New Jersey State Police said there have been 526 fatalities on the roads so far this year, compared to 479 in all of 2021. (Steve Davis/Smart Growth America)
State lawmakers are proposing the state create a Vision Zero task force, with an ambitious goal to eliminate traffic fatalities by 2035.
The task force, which would comprise 21 people appointed by the governor and legislative leadership, would study and analyze all aspects of traffic safety, with a focus on access, equity, and mobility for everyone using the roads. It would also advise the governor, state Department of Transportation, and Legislature on policies and programs aimed at reducing traffic deaths and injuries.

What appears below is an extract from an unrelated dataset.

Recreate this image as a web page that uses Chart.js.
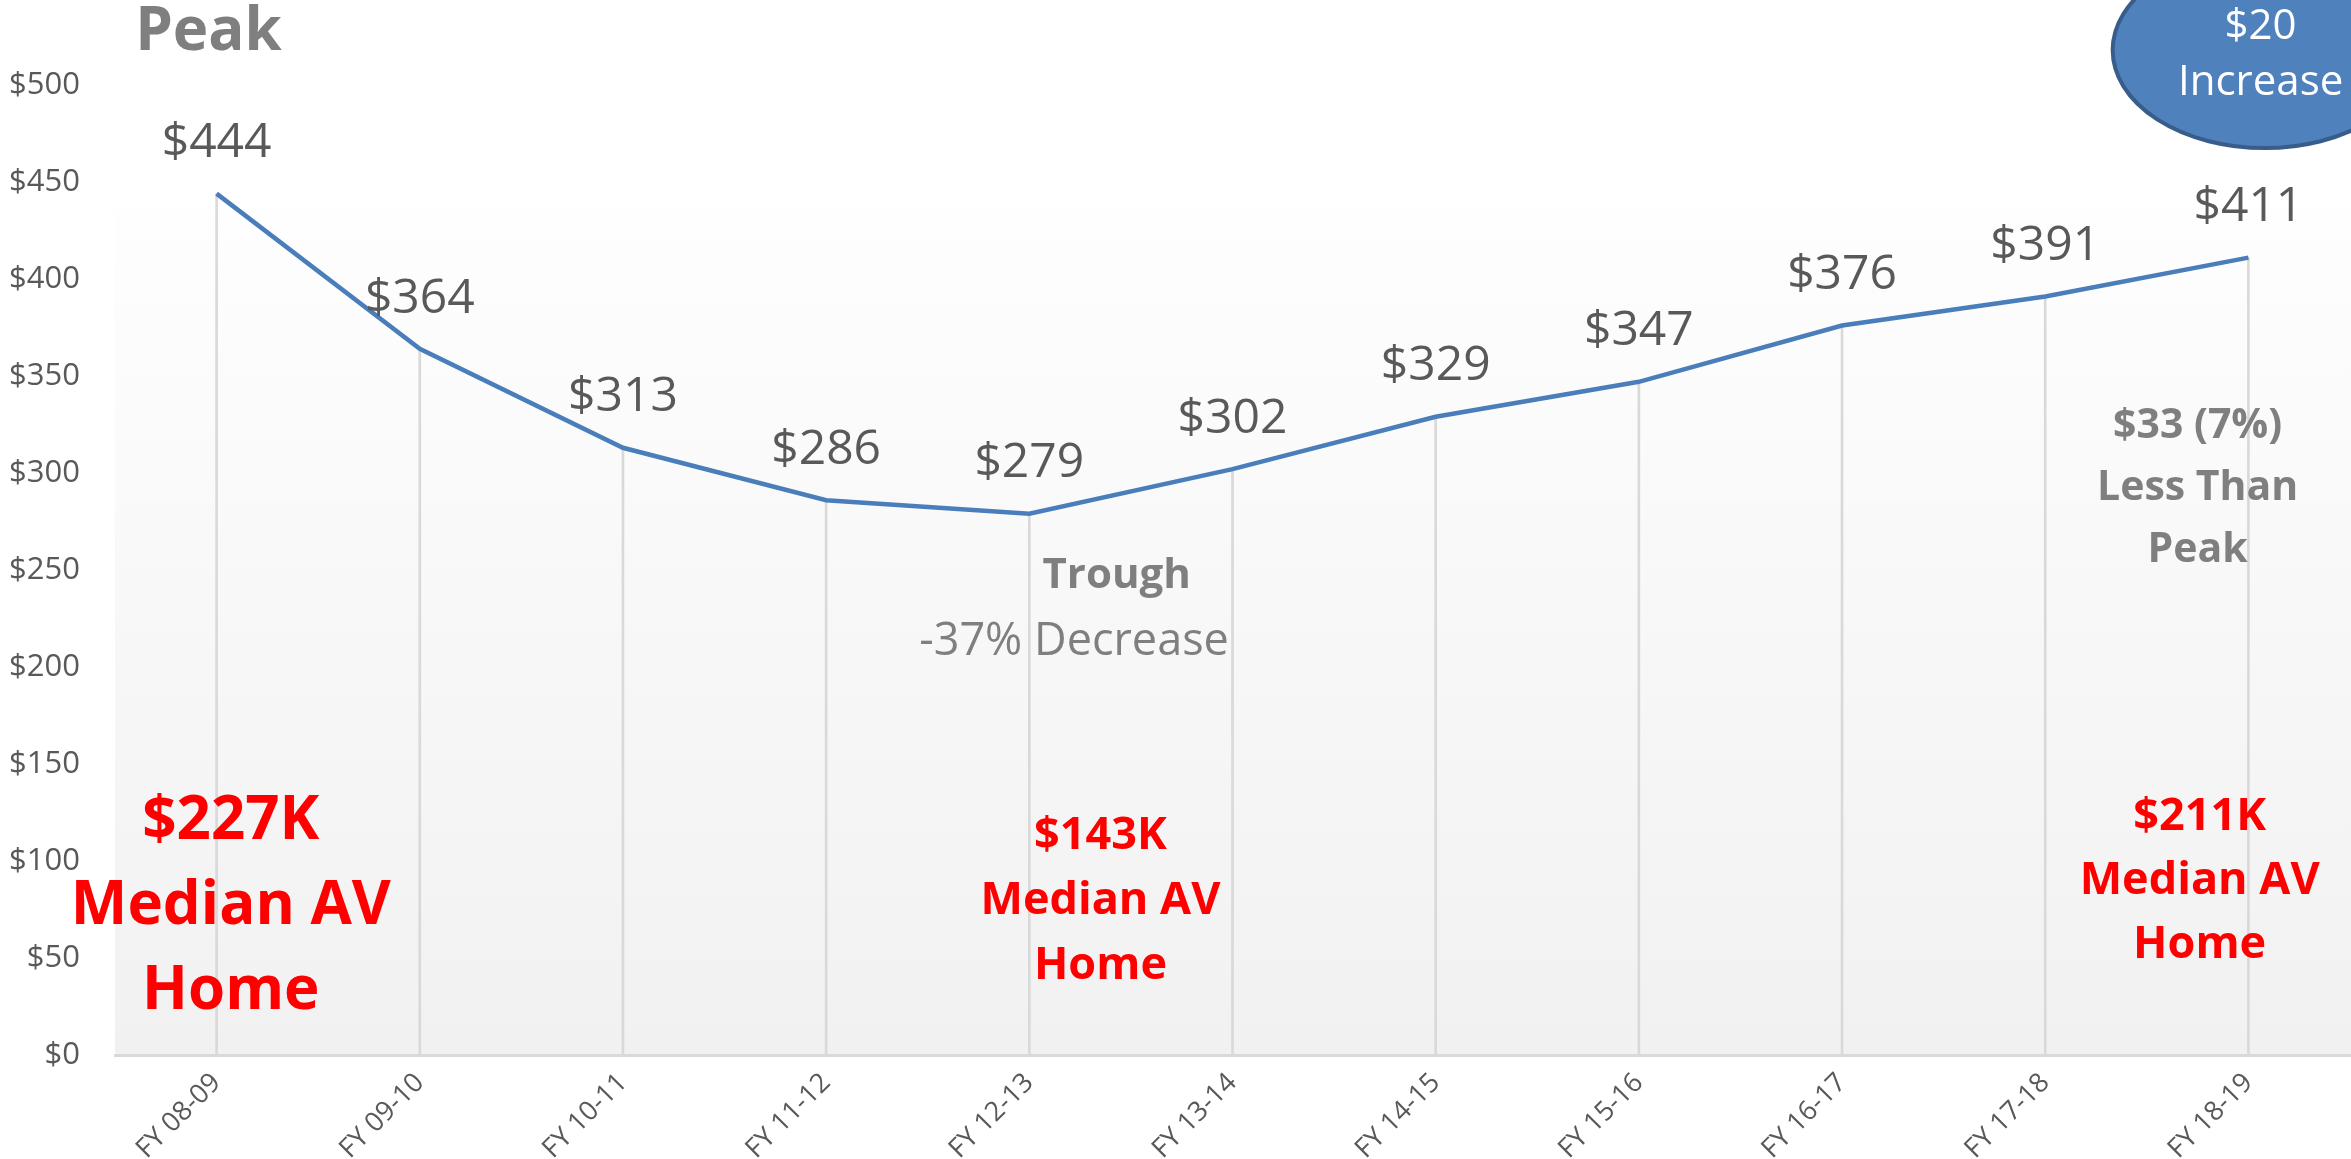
<!DOCTYPE html>
<html>
<head>
<meta charset="utf-8">
<script src="https://cdn.jsdelivr.net/npm/chart.js@4.4.0/dist/chart.umd.min.js"></script>
<style>
  html, body { margin: 0; padding: 0; background: #ffffff; }
  #wrap { width: 2351px; height: 1159px; position: relative; }
</style>
</head>
<body>
<div id="wrap"><canvas id="chart" width="2351" height="1159"></canvas></div>
<script>
// Fiscal years and values (dollars)
const categories = ['FY 08-09', 'FY 09-10', 'FY 10-11', 'FY 11-12', 'FY 12-13', 'FY 13-14',
                    'FY 14-15', 'FY 15-16', 'FY 16-17', 'FY 17-18', 'FY 18-19'];
const values = [444, 364, 313, 286, 279, 302, 329, 347, 376, 391, 411];
const yMin = 0;
const yMax = 500;
const yStep = 50;

const FONT = '"Open Sans", "Noto Sans", sans-serif';
const GRAY = '#595959';
const NOTE_GRAY = '#7f7f7f';
const RED = '#ff0000';

// Callout text, positioned in axis units (category index, value)
const notes = [
    { lines: ['Peak'], idx: -0.04, val: 527, lh: 0, font: 'bold 60px', color: NOTE_GRAY },
    { lines: ['$33 (7%)', 'Less Than', 'Peak'], idx: 9.75, val: 324, lh: 62, font: 'bold 41px', color: NOTE_GRAY },
    { lines: ['Trough'], idx: 4.43, val: 247, lh: 0, font: 'bold 42px', color: NOTE_GRAY },
    { lines: ['-37% Decrease'], idx: 4.22, val: 213, lh: 0, font: '45px', color: NOTE_GRAY },
    { lines: ['$227K', 'Median AV', 'Home'], idx: 0.07, val: 120, lh: 85, font: 'bold 60px', color: RED },
    { lines: ['$143K', 'Median AV', 'Home'], idx: 4.35, val: 113, lh: 65, font: 'bold 45px', color: RED },
    { lines: ['$211K', 'Median AV', 'Home'], idx: 9.76, val: 122.5, lh: 64, font: 'bold 45px', color: RED }
];

// Plot background: soft white-to-grey gradient
const backgroundPlugin = {
    id: 'plotBackground',
    beforeDraw(chart) {
        const { ctx, chartArea, scales } = chart;
        const top = scales.y.getPixelForValue(436);
        const g = ctx.createLinearGradient(0, top, 0, chartArea.bottom);
        g.addColorStop(0, '#fefefe');
        g.addColorStop(1, '#f1f1f1');
        ctx.save();
        ctx.fillStyle = g;
        ctx.fillRect(chartArea.left, top, chartArea.right - chartArea.left + 1, chartArea.bottom - top);
        ctx.restore();
    }
};

// Value labels above each line point, callouts and the ellipse badge
const labelPlugin = {
    id: 'labels',
    afterDatasetsDraw(chart) {
        const { ctx, scales } = chart;
        const meta = chart.getDatasetMeta(1);
        ctx.save();
        ctx.textAlign = 'center';
        ctx.textBaseline = 'middle';
        ctx.fillStyle = GRAY;
        ctx.font = '48px ' + FONT;
        meta.data.forEach((pt, i) => {
            ctx.fillText('$' + values[i], pt.x, pt.y - 50);
        });

        notes.forEach(n => {
            const x = scales.x.getPixelForValue(n.idx);
            const y = scales.y.getPixelForValue(n.val);
            ctx.font = n.font + ' ' + FONT;
            ctx.fillStyle = n.color;
            n.lines.forEach((t, k) => ctx.fillText(t, x, y + k * n.lh));
        });

        // "$20 Increase" ellipse
        const ex = scales.x.getPixelForValue(10.08);
        const ey = scales.y.getPixelForValue(518);
        ctx.beginPath();
        ctx.ellipse(ex, ey, 152, 98, 0, 0, Math.PI * 2);
        ctx.fillStyle = '#4f81bd';
        ctx.fill();
        ctx.lineWidth = 4;
        ctx.strokeStyle = '#385d8a';
        ctx.stroke();
        ctx.fillStyle = '#ffffff';
        ctx.font = '42px ' + FONT;
        const tx = scales.x.getPixelForValue(10.06);
        ctx.fillText('$20', tx, scales.y.getPixelForValue(530));
        ctx.fillText('Increase', tx, scales.y.getPixelForValue(501));
        ctx.restore();
    }
};

new Chart(document.getElementById('chart'), {
    data: {
        labels: categories,
        datasets: [
            {
                // drop lines from each point to the axis
                type: 'bar',
                data: values,
                backgroundColor: '#d9d9d9',
                barThickness: 2,
                order: 2
            },
            {
                type: 'line',
                data: values,
                borderColor: '#4a7ebb',
                borderWidth: 4.5,
                pointRadius: 0,
                tension: 0,
                fill: false,
                order: 1
            }
        ]
    },
    options: {
        responsive: false,
        animation: false,
        devicePixelRatio: 1,
        layout: { padding: { top: 85, right: 1, left: 0, bottom: 0 } },
        plugins: {
            legend: { display: false },
            tooltip: { enabled: false }
        },
        scales: {
            x: {
                type: 'category',
                offset: true,
                grid: { display: false },
                border: { display: true, color: '#d9d9d9', width: 3 },
                ticks: {
                    color: GRAY,
                    font: { family: FONT, size: 27 },
                    minRotation: 45,
                    maxRotation: 45,
                    padding: 4
                },
                afterFit(scale) { scale.height = 104; }
            },
            y: {
                min: yMin,
                max: yMax,
                grid: { display: false, drawTicks: false },
                border: { display: false },
                ticks: {
                    stepSize: yStep,
                    color: GRAY,
                    font: { family: FONT, size: 31 },
                    padding: 35,
                    callback: v => '$' + v
                },
                afterFit(scale) { scale.width = 115; }
            }
        }
    },
    plugins: [backgroundPlugin, labelPlugin]
});
</script>
</body>
</html>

Vision Zero is a nationwide campaign aiming to eliminate all traffic fatalities and severe injuries. It was first implemented in Europe in the 1990s and has now been adopted by major cities and small suburbs across the country.

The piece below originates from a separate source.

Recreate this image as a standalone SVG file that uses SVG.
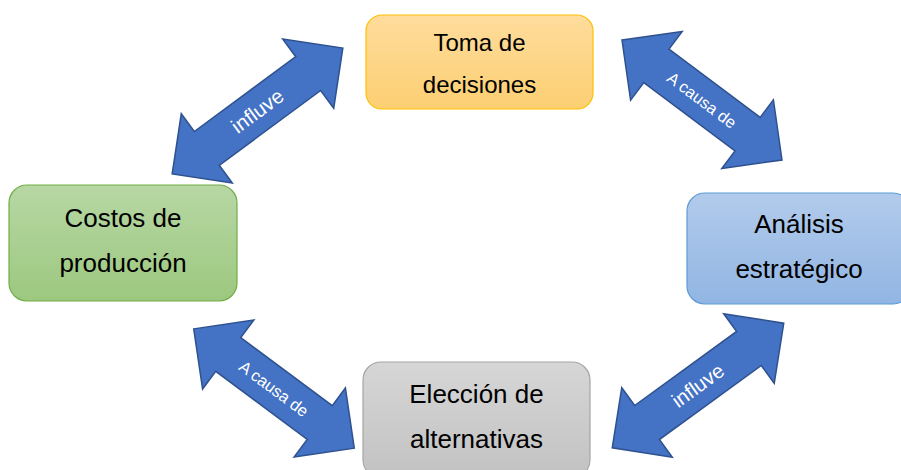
<svg xmlns="http://www.w3.org/2000/svg" width="901" height="470" viewBox="0 0 901 470">
<defs>
<linearGradient id="gOrange" x1="0" y1="0" x2="0" y2="1"><stop offset="0" stop-color="#fedc9c"/><stop offset="1" stop-color="#fccf72"/></linearGradient>
<linearGradient id="gGreen" x1="0" y1="0" x2="0" y2="1"><stop offset="0" stop-color="#b7d7a4"/><stop offset="1" stop-color="#9cc87f"/></linearGradient>
<linearGradient id="gBlue" x1="0" y1="0" x2="0" y2="1"><stop offset="0" stop-color="#b2cbeb"/><stop offset="1" stop-color="#91b5e3"/></linearGradient>
<linearGradient id="gGray" x1="0" y1="0" x2="0" y2="1"><stop offset="0" stop-color="#d6d6d6"/><stop offset="1" stop-color="#c2c2c2"/></linearGradient>
<path id="arrowLong" d="M -106 0 L -63 -43 L -63 -21 L 63 -21 L 63 -43 L 106 0 L 63 43 L 63 21 L -63 21 L -63 43 Z"/>
<path id="arrowShort" d="M -100 0 L -57 -43 L -57 -21 L 57 -21 L 57 -43 L 100 0 L 57 43 L 57 21 L -57 21 L -57 43 Z"/>
</defs>
<style>
.arrow{fill:#4472c4;stroke:#2f528f;stroke-width:1.5;stroke-linejoin:miter}
.alabel{font-family:"Liberation Sans",Arial,sans-serif;fill:#ffffff;text-anchor:middle}
.ntext{font-family:"Liberation Sans",Arial,sans-serif;fill:#000000;text-anchor:middle;font-size:26px}
</style>
<rect width="901" height="470" fill="#ffffff"/>
<g id="connectors">
<g transform="translate(257.5,111) rotate(-36.4)">
<use href="#arrowLong" class="arrow"/>
<text class="alabel" x="0" y="7" font-size="20.5">influve</text>
</g>
<g transform="translate(702,100) rotate(36.87)">
<use href="#arrowShort" class="arrow"/>
<text class="alabel" x="0" y="6" font-size="16.5">A causa de</text>
</g>
<g transform="translate(274,388.5) rotate(36.6)">
<use href="#arrowShort" class="arrow"/>
<text class="alabel" x="0" y="6" font-size="16.5">A causa de</text>
</g>
<g transform="translate(698,385.5) rotate(-36)">
<use href="#arrowLong" class="arrow"/>
<text class="alabel" x="0" y="7" font-size="20.5">influve</text>
</g>
</g>
<g id="node-toma">
<rect x="366" y="15" width="227" height="94" rx="16" fill="url(#gOrange)" stroke="#ffc000" stroke-width="1.2"/>
<text class="ntext" x="479.5" y="51" style="font-size:24px">Toma de</text>
<text class="ntext" x="479.5" y="93" style="font-size:24px">decisiones</text>
</g>
<g id="node-costos">
<rect x="9" y="185" width="228" height="116" rx="18" fill="url(#gGreen)" stroke="#70ad47" stroke-width="1.2"/>
<text class="ntext" x="123" y="227">Costos de</text>
<text class="ntext" x="123" y="272">producción</text>
</g>
<g id="node-analisis">
<rect x="687" y="193" width="224" height="111" rx="18" fill="url(#gBlue)" stroke="#5b9bd5" stroke-width="1.2"/>
<text class="ntext" x="799" y="233">Análisis</text>
<text class="ntext" x="799" y="278">estratégico</text>
</g>
<g id="node-eleccion">
<rect x="363" y="362" width="227" height="116" rx="18" fill="url(#gGray)" stroke="#a5a5a5" stroke-width="1.2"/>
<text class="ntext" x="476.5" y="403">Elección de</text>
<text class="ntext" x="476.5" y="448">alternativas</text>
</g>
</svg>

The bill (S2885) comes amid an increase in traffic deaths in New Jersey — the New Jersey State Police said there have been 526 fatalities on the roads so far this year, compared to 479 in all of 2021. A report released in July ranked New Jersey as the 19th deadliest state in the nation for pedestrians in 2020.
The measure is set to be heard Thursday in the Senate Transportation Committee.

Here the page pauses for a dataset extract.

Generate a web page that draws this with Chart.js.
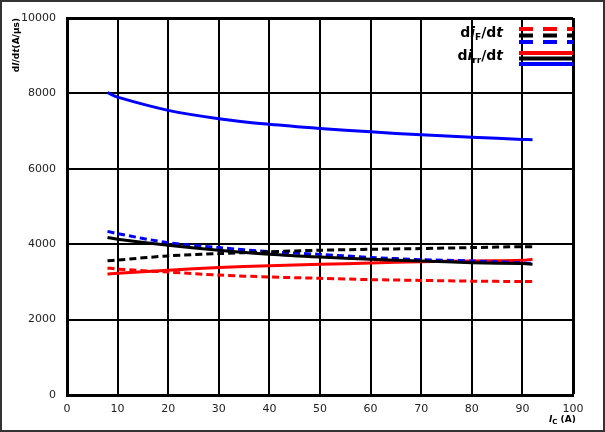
<!DOCTYPE html>
<html>
<head>
<meta charset="utf-8">
<script src="https://cdn.jsdelivr.net/npm/chart.js@4"></script>
<style>
  html, body { margin: 0; padding: 0; background: #fff; }
  #wrap { width: 605px; height: 432px; }
</style>
</head>
<body>
<div id="wrap"><canvas id="chart" width="605" height="432"></canvas></div>
<script>
// collector current I_C (A)
const currents = [8, 10, 20, 30, 40, 50, 60, 70, 80, 90, 92];

// di_rr/dt (solid) and di_F/dt (dashed), A/us
const blueSolid  = [8020, 7900, 7550, 7330, 7180, 7070, 6980, 6900, 6840, 6780, 6770];
const blueDashed = [4340, 4280, 4040, 3910, 3800, 3730, 3650, 3590, 3555, 3505, 3490];
const blackSolid = [4180, 4130, 3970, 3840, 3735, 3660, 3600, 3555, 3510, 3485, 3470];
const blackDashed = [3560, 3580, 3690, 3750, 3800, 3840, 3865, 3885, 3910, 3935, 3935];
const redSolid   = [3210, 3230, 3310, 3380, 3430, 3465, 3500, 3535, 3555, 3575, 3600];
const redDashed  = [3370, 3340, 3260, 3180, 3130, 3095, 3060, 3040, 3020, 3010, 3010];

const xTicks = [0, 10, 20, 30, 40, 50, 60, 70, 80, 90, 100];
const yTicks = [0, 2000, 4000, 6000, 8000, 10000];

function pts(ys) {
    return currents.map((x, i) => ({ x: x, y: ys[i] }));
}

function series(ys, color, dashed) {
    return {
        data: pts(ys),
        borderColor: color,
        borderWidth: 3,
        borderDash: dashed ? [7, 4] : [],
        pointRadius: 0,
        tension: 0.3,
        fill: false
    };
}

// draws runs of text with mixed fonts, left to right
function drawRuns(ctx, runs, x, y) {
    runs.forEach(r => {
        ctx.font = r[1];
        ctx.fillText(r[0], x, y + (r[2] || 0));
        x += ctx.measureText(r[0]).width;
    });
}

function runsWidth(ctx, runs) {
    let w = 0;
    runs.forEach(r => { ctx.font = r[1]; w += ctx.measureText(r[0]).width; });
    return w;
}

// frame, axis titles and the legend with subscripts
const decorations = {
    id: "decorations",
    afterDraw(chart) {
        const ctx = chart.ctx;
        ctx.save();

        // outer frame
        ctx.strokeStyle = "#333";
        ctx.lineWidth = 2;
        ctx.strokeRect(1, 1, 603, 430);

        ctx.fillStyle = "#000";
        ctx.textAlign = "left";
        ctx.textBaseline = "alphabetic";

        // y title
        const yTitle = [
            ["d", "bold 9px 'DejaVu Sans'"],
            ["I", "bold italic 9px 'DejaVu Sans'"],
            ["/d", "bold 9px 'DejaVu Sans'"],
            ["t", "bold italic 9px 'DejaVu Sans'"],
            ["(A/\u00b5s)", "bold 9px 'DejaVu Sans'"]
        ];
        ctx.save();
        ctx.translate(19, 18);
        ctx.rotate(-Math.PI / 2);
        drawRuns(ctx, yTitle, -runsWidth(ctx, yTitle), 0);
        ctx.restore();

        // x title
        drawRuns(ctx, [
            ["I", "bold italic 9px 'DejaVu Sans'"],
            ["C", "bold 7px 'DejaVu Sans'", 2],
            [" (A)", "bold 9px 'DejaVu Sans'"]
        ], 549, 422);

        // legend text
        function legendLabel(sub, base) {
            const runs = [
                ["d", "bold 14px 'DejaVu Sans'"],
                ["i", "bold italic 14px 'DejaVu Sans'"],
                [sub, "bold 9px 'DejaVu Sans'", 3],
                ["/d", "bold 14px 'DejaVu Sans'"],
                ["t", "bold italic 14px 'DejaVu Sans'"]
            ];
            drawRuns(ctx, runs, 503 - runsWidth(ctx, runs), base);
        }
        legendLabel("F", 37);
        legendLabel("rr", 60);

        // legend lines
        const colors = ["#ff0000", "#000000", "#0000ff"];
        ctx.lineWidth = 4;
        colors.forEach((c, i) => {
            ctx.strokeStyle = c;
            ctx.setLineDash([14, 10]);
            ctx.beginPath();
            ctx.moveTo(519, 29 + i * 6.5);
            ctx.lineTo(573, 29 + i * 6.5);
            ctx.stroke();
            ctx.setLineDash([]);
            ctx.beginPath();
            ctx.moveTo(519, 53 + i * 5.5);
            ctx.lineTo(573, 53 + i * 5.5);
            ctx.stroke();
        });

        ctx.restore();
    }
};

new Chart(document.getElementById("chart"), {
    type: "line",
    data: {
        datasets: [
            series(blackDashed, "#000000", true),
            series(blackSolid, "#000000", false),
            series(blueDashed, "#0000ff", true),
            series(redDashed, "#ff0000", true),
            series(redSolid, "#ff0000", false),
            series(blueSolid, "#0000ff", false)
        ]
    },
    options: {
        responsive: false,
        animation: false,
        layout: { padding: { top: 18, right: 32, left: 0, bottom: 0 } },
        plugins: {
            legend: { display: false },
            tooltip: { enabled: false }
        },
        scales: {
            x: {
                type: "linear",
                min: 0,
                max: 100,
                afterBuildTicks: s => { s.ticks = xTicks.map(v => ({ value: v })); },
                afterFit: s => { s.height = 37; },
                grid: {
                    color: "#000",
                    lineWidth: c => (c.tick && (c.tick.value === 100) ? 3 : 2),
                    drawTicks: false
                },
                border: { display: true, color: "#000", width: 3 },
                ticks: {
                    color: "#222",
                    padding: 8,
                    callback: v => String(v),
                    font: { family: "'DejaVu Sans'", size: 11 }
                }
            },
            y: {
                min: 0,
                max: 10000,
                afterBuildTicks: s => { s.ticks = yTicks.map(v => ({ value: v })); },
                afterFit: s => { s.width = 67; },
                grid: {
                    color: "#000",
                    lineWidth: c => (c.tick && (c.tick.value === 10000) ? 3 : 2),
                    drawTicks: false
                },
                border: { display: true, color: "#000", width: 3 },
                ticks: {
                    color: "#222",
                    padding: 11,
                    callback: v => String(v),
                    font: { family: "'DejaVu Sans'", size: 11 }
                }
            }
        }
    },
    plugins: [decorations]
});
</script>
</body>
</html>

“New Jersey is the country’s most densely populated state and among our nation’s most traveled. Continued efforts to evaluate traffic safety and transportation system designs with the goal of reducing crashes must be a top priority for residents of and visitors to our state,” bill sponsors Sen. Patrick Diegnan and Assemblyman Robert Karabinchak, both Middlesex County Democrats, said in a statement.
The measure would also provide advice and assistance to municipalities and counties looking to implement their own traffic policies.
Jersey City was the first municipality in the Garden State to adopt Vision Zero in 2019, and traffic deaths are down 40% compared to last year, according to the city’s mayor, Steve Fulop.
“A Vision Zero task force on the state-level is critical to expand upon these efforts and would devote the resources and attention needed to achieve safer streets for all road users across the entire state,” Fulop said when the bill was introduced in June.
Hoboken also implemented a Vision Zero policy, and the city hasn’t seen a traffic death in four years.
The task force would be required to submit an annual report of their findings before the third Sunday in November each year — which also marks World Day of Remembrance for Road Traffic Victims.